On me: Club Monaco plaid blouse, Ellery jacket, Opening Ceremony vest, Cole Haan Loafers. On him: Ralph Lauren chambray shirt, Ksubi skinny jeans, Cole Haan brogues. Photos by Naomi Shon
Though my marriage is still an embryo, December 14th will mark its first notable (albeit marginal) centenary: six months of togetherness. The following week will mark the 24th anniversary of my life and just days later, Christmas will have come, gone and left only pictorial memories of deconstructed pine trees and holiday lights. New Years anticipation will commence instantaneously and naturally, we will look back, wondering if we’ve fulfilled our previous years resolutions. If we haven’t, we’ll wonder if we’ve changed. Has it been for the better? The worse? At all?
The holiday season is an appropriate time for self-evaluation and in what seems like a very timely reissue, the reflective loafers and brogues of Cole Haan are back and as such functioning as portals to a far more cerebral experience.
The shoes are fantastic in that to the naked eye, they simply look somewhat iridescent. When placed under camera flash though, they reflect said flash right back at your camera screen, (thus prompting a most effective “like” catalyst for Instagram enthusiasts.) In recognizing the shoes’ supernatural potential for many a judicious pun, behold: reflection time.
Are you ready? Okay, I’ll start.
Jogging back just six months to when I tied that menacing knot, I found a basket of baby kittens waiting for me on the other side. I married the only man who has noted “sincerity” as his favorite quality in other men because, and I quote, “too few of us are sincere.” I’m not sure he was as lucky in his findings. Being married to me is not easy: I never shave, much less wax, have the expert ability to leave any room I exit in a most traumatic post-hurricane state, and talk far too frequently about yeast infections, my period, the benefits of sustaining underarm hair and why women truly do rule (consequently too, why men drool.)

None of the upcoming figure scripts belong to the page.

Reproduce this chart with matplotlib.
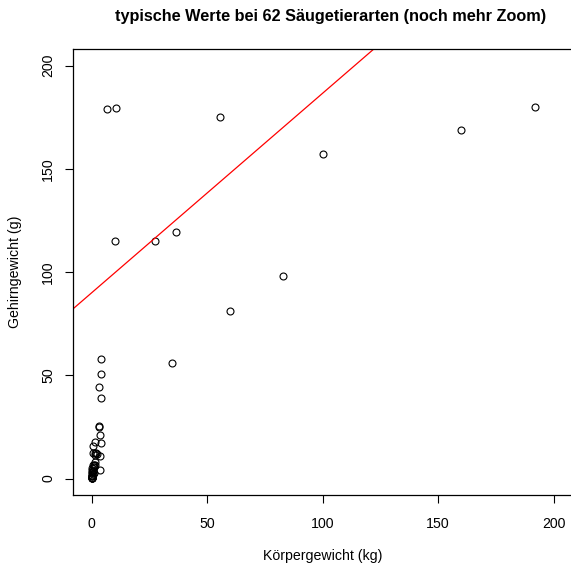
import numpy as np
import matplotlib.pyplot as plt

plt.rcParams['font.family'] = ['Liberation Sans', 'DejaVu Sans']

# Körpergewicht (kg) und Gehirngewicht (g) von 62 Säugetierarten
body = np.array([3.385, 0.48, 1.35, 465, 36.33, 27.66, 83, 1.04, 4.19, 0.425,
                 0.101, 0.92, 1, 0.005, 0.06, 3.5, 2, 1.7, 2547, 0.023,
                 187.1, 521, 0.785, 10, 3.3, 0.2, 1.41, 529, 207, 85,
                 0.75, 62, 6654, 3.5, 6.8, 35, 4.05, 0.12, 0.023, 0.01,
                 1.4, 250, 2.5, 55.5, 100, 52.16, 10.55, 0.55, 60, 3.6,
                 4.288, 0.28, 0.075, 0.122, 0.048, 192, 3, 160, 0.9, 1.62,
                 0.104, 4.235])
brain = np.array([44.5, 15.5, 8.1, 423, 119.5, 115, 98.2, 5.5, 58, 6.4,
                  4, 5.7, 6.6, 0.14, 1, 10.8, 12.3, 6.3, 4603, 0.3,
                  419, 655, 3.5, 115, 25.6, 5, 17.5, 680, 406, 325,
                  12.3, 1320, 5712, 3.9, 179, 56, 17, 1, 0.4, 0.25,
                  12.5, 490, 12.1, 175, 157, 440, 179.5, 2.4, 81, 21,
                  39.2, 1.9, 1.2, 3, 0.33, 180, 25, 169, 2.6, 11.4,
                  2.5, 50.4])

slope, intercept = np.polyfit(body, brain, 1)

fig = plt.figure(figsize=(5.71, 5.66), dpi=100)
ax = fig.add_axes([0.128, 0.1254, 0.874, 0.788])

ax.plot(body, brain, 'o', mfc='none', mec='black', ms=5, mew=0.8, clip_on=True)
ax.axline((0, intercept), slope=slope, color='red', lw=0.9)

ax.set_xlim(-8, 208)
ax.set_ylim(-8, 208)
ax.set_xticks([0, 50, 100, 150, 200])
ax.set_yticks([0, 50, 100, 150, 200])
ax.tick_params(labelsize=10.2, length=6, width=0.8)
ax.tick_params(axis='x', pad=10)
ax.tick_params(axis='y', pad=7)
for lab in ax.get_yticklabels():
    lab.set_rotation(90)
    lab.set_va('center')

for s in ax.spines.values():
    s.set_linewidth(0.9)

ax.set_xlabel('Körpergewicht (kg)', fontsize=10.2, labelpad=13)
ax.set_ylabel('Gehirngewicht (g)', fontsize=10.2, labelpad=14)
ax.set_title('typische Werte bei 62 Säugetierarten (noch mehr Zoom)',
             fontsize=11.7, fontweight='bold', pad=20, x=0.516)

fig.savefig('out.png', dpi=100)
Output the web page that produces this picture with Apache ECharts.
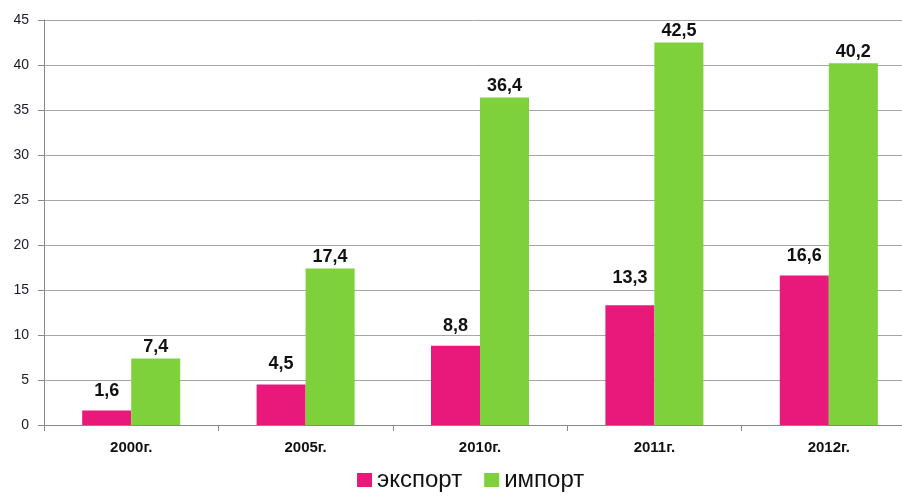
<!DOCTYPE html>
<html>
<head>
<meta charset="utf-8">
<script src="https://cdn.jsdelivr.net/npm/echarts@6/dist/echarts.min.js"></script>
<style>
  html, body { margin: 0; padding: 0; background: #fff; }
  #chart { width: 902px; height: 498px; }
</style>
</head>
<body>
<div id="chart"></div>
<script>
// Years on the category axis
const years = ['2000г.', '2005г.', '2010г.', '2011г.', '2012г.'];
// Export and import volumes
const exportValues = [1.6, 4.5, 8.8, 13.3, 16.6];
const importValues = [7.4, 17.4, 36.4, 42.5, 40.2];
// Value axis range
const yMin = 0;
const yMax = 45;
const yStep = 5;

const fmt = p => String(p.value).replace('.', ',');

const labelStyle = {
  show: true,
  position: 'top',
  formatter: fmt,
  color: '#111',
  fontFamily: 'Liberation Sans, Arial, sans-serif',
  fontWeight: 'bold',
  fontSize: 18
};

const chart = echarts.init(document.getElementById('chart'), null, { renderer: 'canvas' });
chart.setOption({
  animation: false,
  backgroundColor: '#ffffff',
  // the plot runs slightly past the right edge of the canvas
  grid: {
    left: 44, width: 872, top: 20, height: 405,
    containLabel: false,
    outerBoundsMode: 'none'
  },
  legend: {
    bottom: 1,
    left: 352,
    itemWidth: 15,
    itemHeight: 14,
    itemGap: 22,
    icon: 'rect',
    textStyle: { fontSize: 24, color: '#111', fontFamily: 'Liberation Sans, Arial, sans-serif' },
    data: ['экспорт', 'импорт']
  },
  xAxis: {
    type: 'category',
    data: years,
    boundaryGap: true,
    axisLine: { lineStyle: { color: '#888', width: 1 } },
    axisTick: { show: true, length: 6, lineStyle: { color: '#888' } },
    axisLabel: {
      margin: 15,
      color: '#111',
      fontWeight: 'bold',
      fontSize: 15,
      fontFamily: 'Liberation Sans, Arial, sans-serif'
    }
  },
  yAxis: {
    type: 'value',
    min: yMin,
    max: yMax,
    interval: yStep,
    axisLine: { show: true, lineStyle: { color: '#888', width: 1 } },
    axisTick: { show: true, length: 6, lineStyle: { color: '#888' } },
    axisLabel: {
      margin: 15,
      color: '#1a1a2a',
      fontSize: 14,
      fontFamily: 'Liberation Sans, Arial, sans-serif'
    },
    splitLine: { show: true, lineStyle: { color: '#a6a6a6', width: 1 } }
  },
  series: [
    {
      name: 'экспорт',
      type: 'bar',
      barWidth: 49,
      barGap: '0%',
      itemStyle: { color: '#e8197a' },
      label: Object.assign({}, labelStyle, { distance: 11 }),
      data: exportValues.map((v, i) => i === 3
        ? { value: v, label: { distance: 18 } }
        : { value: v })
    },
    {
      name: 'импорт',
      type: 'bar',
      barWidth: 49,
      barGap: '0%',
      itemStyle: { color: '#7fd13b' },
      label: Object.assign({}, labelStyle, { distance: 2 }),
      data: importValues
    }
  ]
});
</script>
</body>
</html>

We met when I was 17. I thought how tragic it was that at such a tender age, I’d already met my soul mate. When we broke up six months later, I thought how tragic it was that at such a tender age, I would be forced to commit suicide. An act of undying love, the letter I would draft described, but I never got around to penning it. When we got back together, I was 22 and by then had learned it’s best not to think, and so began the last leg of our relationship.
If my husband is Ben Stiller, I am Jennifer Aniston, (see: Along Came Polly.) He finds utter complacency in himself, his job, his life, me. While I constantly search for the key to an everlasting joie de vivre, his constant search is for the key to an everlastingly functional humidifier. He’s never read The Paris Review, he doesn’t plan to read The Paris Review and his idea of a profoundly evocative fashion moment is one that takes place in the comfort of our living room—the blankey of my childhood draped across his shoulders.
He is fantastic with numbers; I can’t even remember my birth year and though alcoholism is a philosophical movement that I subscribe to, if he had to, would give up imbibing at the eager drop of my Maison Michel hat. When I asked how he’d like to die, he said in a plane crash. It varied immensely from my earnestly romantic, “in bed, holding your hand.”
But love knows no logic and my odd, anxious, fickle demeanor needs the prop of his tactical, strategic reliability to exist wholly. His sensible, risk-assessing approach to living all but deserves a dose of my creepy-ass brand of crazy and in reflecting on that which makes us work, it becomes evident that nothing makes us work except for the fact that, well, we work.
Sometimes, it seems, self-evaluation is simply an affirmation of good decisions. Your turn: step into my shoes and reflect.